Is he not a victim of the delusion that he can wrest satisfaction and happiness out of this world if he only manages well?—Alcoholics Anonymous
Yup. That’s me. For the past 19 months.
The good news is that I now know what the problem is and it’s a snap to identify the solution. Spiritual problem equals spiritual solution!
My steps to freedom are clear.
- Practice the precious present in my personal relationships. My children, my friends, my family and my relationship with God are the bright spots of my life. More quality time with them and less going through the motions. Make my minutes count.
- Less Facebook, more meditation. More chanting, praying, journaling and reading. Yesterday was Yom Kippur. A day of fasting, atonement and review. A fast from negativity. A fast from all things which do not nourish the spirit. A commitment to a daily period of time spent with Spirit is the best prescription. Atonement for allowing me to drift so deeply into the false notion of separation from Spirit and from my fellows will do wonders.
- Practice selfless service as often as possible.

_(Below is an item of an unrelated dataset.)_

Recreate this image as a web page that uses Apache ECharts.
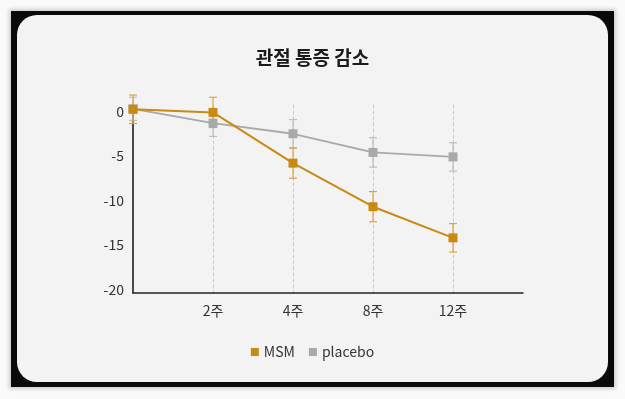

Nothing lifts the spirit like forgetting yourself while in service to others. I am not able to do service the way I have traditionally done so. Time to get creative! A smile, holding the door open, carrying a bag. There are a million little ways to bring a spot of joy into the lives of my brothers and sisters every day.
All my other troubles-the money, the schedule, the weight, the clothes, the house, the car, all the STUFF! That stuff I lay aside. I look through it, above it, beyond it. I leave it to dissipate in the Light.